Ms. Laber is the author of several books, including a memoir of her human rights work, The Courage of Strangers: Coming of Age with the Human Rights Movement (PublicAffairs, 2002). She is co-author, with Barnett Rubin, of A Nation is Dying—Afghanistan under the Soviets 1979–87 (Northwestern University Press). She is also the author of numerous Human Rights Watch reports and has written more than 100 articles on human rights, published in The New York Times, The New York Review of Books, and other newspapers and journals, such as The Washington Post, The Los Angeles Times, The Chicago Tribune, The New Republic, Columbia Journalism Review, International Herald Tribune, Problems of Communism, the Slavic Review, and Commentary. She is currently at work on a novel and also on a personal, family-oriented memoir.
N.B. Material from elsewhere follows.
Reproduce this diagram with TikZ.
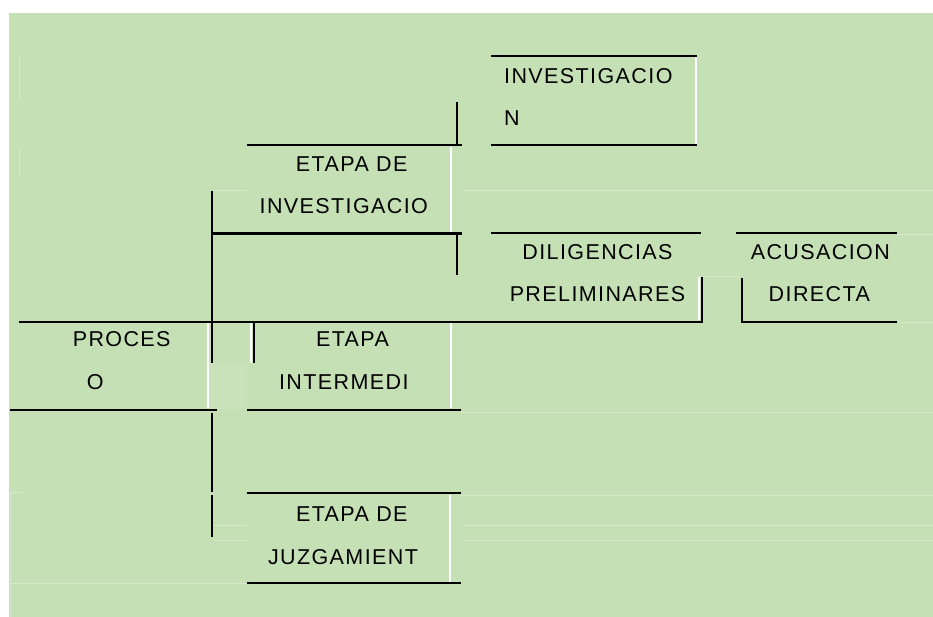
\documentclass[tikz,border=0pt]{standalone}
\usepackage{fontspec}
\setmainfont{Liberation Sans}[LetterSpace=6.5]
\definecolor{bggreen}{HTML}{C5E0B4}
\begin{document}
\begin{tikzpicture}[x=1pt,y=-1pt,
  bl/.style={line width=2.1pt, black},
  wl/.style={line width=2pt, white},
  fl/.style={line width=0.7pt, white, opacity=0.3},
  lbl/.style={inner sep=0pt, anchor=base, font=\fontsize{21.5}{24}\selectfont},
  lbll/.style={lbl, anchor=base west}]
\useasboundingbox (0,0) rectangle (933,617);
\fill[white] (0,0) rectangle (933,617);
\fill[bggreen] (9,13) rectangle (933,617);
% lighter patch
\fill[white, opacity=0.07] (206.7,363.3) rectangle (246.7,410);
% faint cell borders
\draw[fl] (461.7,190) -- (933,190);
\draw[fl] (213,190) -- (247,190);
\draw[fl] (461,412.7) -- (933,412.7);
\draw[fl] (461,495) -- (933,495);
\draw[fl] (462,525.7) -- (933,525.7);
\draw[fl] (462,540) -- (933,540);
\draw[fl] (213,525.7) -- (247,525.7);
\draw[fl] (213,540) -- (247,540);
\draw[fl] (900,322.3) -- (933,322.3);
\draw[fl] (897,234) -- (933,234);
\draw[fl] (700,276.7) -- (740,276.7);
\draw[fl] (19.3,148) -- (19.3,177);
\draw[fl] (19.3,55) -- (19.3,100);
\draw[fl] (10,583.3) -- (246,583.3);
\draw[fl] (10,492.7) -- (22,492.7);
\draw[fl] (10,493) -- (10,617);
% white verticals
\draw[wl] (696,56) -- (696,145);
\draw[wl] (450.7,146.7) -- (450.7,232);
\draw[wl] (699,277) -- (699,320);
\draw[wl] (207.5,322.7) -- (207.5,408.3);
\draw[wl] (251,322.7) -- (251,363);
\draw[wl] (450.7,322.7) -- (450.7,408.3);
\draw[wl] (450,495) -- (450,582);
% black borders
\draw[bl] (491,55.7) -- (697,55.7);
\draw[bl] (491,145.3) -- (697,145.3);
\draw[bl] (457.3,101.7) -- (457.3,145.3);
\draw[bl] (246.7,145.3) -- (461.7,145.3);
\draw[bl] (212.3,233.5) -- (461.7,233.5);
\draw[bl] (457.3,233.5) -- (457.3,275);
\draw[bl] (491,233) -- (700.7,233);
\draw[bl] (702.3,277) -- (702.3,321.7);
\draw[bl] (19.3,321.7) -- (703,321.7);
\draw[bl] (736,233) -- (896.7,233);
\draw[bl] (741.7,278) -- (741.7,322) -- (896.7,322);
\draw[bl] (212.3,191) -- (212.3,363.3);
\draw[bl] (253.7,321.7) -- (253.7,363.3);
\draw[bl] (10,410) -- (216.7,410);
\draw[bl] (246.7,410) -- (461,410);
\draw[bl] (212.3,413) -- (212.3,491.7);
\draw[bl] (212.3,495) -- (212.3,537.3);
\draw[bl] (246.7,493.3) -- (461,493.3);
\draw[bl] (246.7,583.3) -- (461,583.3);
% texts
\node[lbll] (inv1) at (504,83.3) {INVESTIGACIO};
\node[lbll] (inv2) at (504,125.7) {N};
\node[lbl] (ei1) at (351.7,171.7) {ETAPA DE};
\node[lbl] (ei2) at (343.8,213.3) {INVESTIGACIO};
\node[lbl] (dp1) at (597.5,259.3) {DILIGENCIAS};
\node[lbl] (dp2) at (597.5,301.7) {PRELIMINARES};
\node[lbl] (ad1) at (820.3,259.3) {ACUSACION};
\node[lbl] (ad2) at (819.3,301.7) {DIRECTA};
\node[lbl] (pr1) at (121.7,346.7) {PROCES};
\node[lbl] (pr2) at (95.2,389.3) {O};
\node[lbl] (et1) at (352.5,346.7) {ETAPA};
\node[lbl] (et2) at (343.8,389.3) {INTERMEDI};
\node[lbl] (ej1) at (351.8,521.7) {ETAPA DE};
\node[lbl] (ej2) at (343,564) {JUZGAMIENT};
\end{tikzpicture}
\end{document}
In November 2000 Jeri Laber was honored by Czech President Vaclav Havel, who presented her with his country’s Order of Merit in recognition of her human rights work in the former Czechoslovakia. In 2002 and 2004 she testified against Slobodan Milosevic at his war crimes trial in The Hague. In 2003 she was named “Alumna of the Year” by the Harriman Institute. She was the recipient of a research and writing grant from the John D. and Catherine T. MacArthur Foundation (2000–2001). The Jeri Laber International Freedom to Publish Award is presented each year by the Association of American Publishers at the PEN annual dinner to a publisher somewhere in the world who has demonstrated courage under official pressure.

Ms. Laber has been a judge on the Helman-Hammett Awards committee from its inception and is also is a member of the Europe and Central Asia Advisory Committees at Human Rights Watch. She is a fellow of the American Academy of Arts and Sciences in Cambridge, Massachusetts, a member of the PEN American Center, and a member of the Council on Foreign Relations in New York City.

Officers of the PEN American Center Board of Trustees include Executive Vice President John Troubh, Vice Presidents Ron Chernow and Victoria Redel, Treasurer Maria B. Campbell, and Secretary Roxana Robinson. Trustees include Susan Bernofsky, Edward Burlingame, Anne Burt, Morgan Entrekin, Wendy Gimbel, Joanne Leedom-Ackerman, Claudia Menza, John Oakes, Christian Oberbeck, Tess O’Dwyer, Hannah Pakula, Walter Pozen, Theresa Rebeck, Susanna Reich, Hamilton Robinson, Jr., Esmeralda Santiago, Elissa Schappell, Rose Styron, Annette Tapert, Lynne Tillman, Monique Truong, Danielle Truscott, Davis Weinstock, and Jacob Weisberg.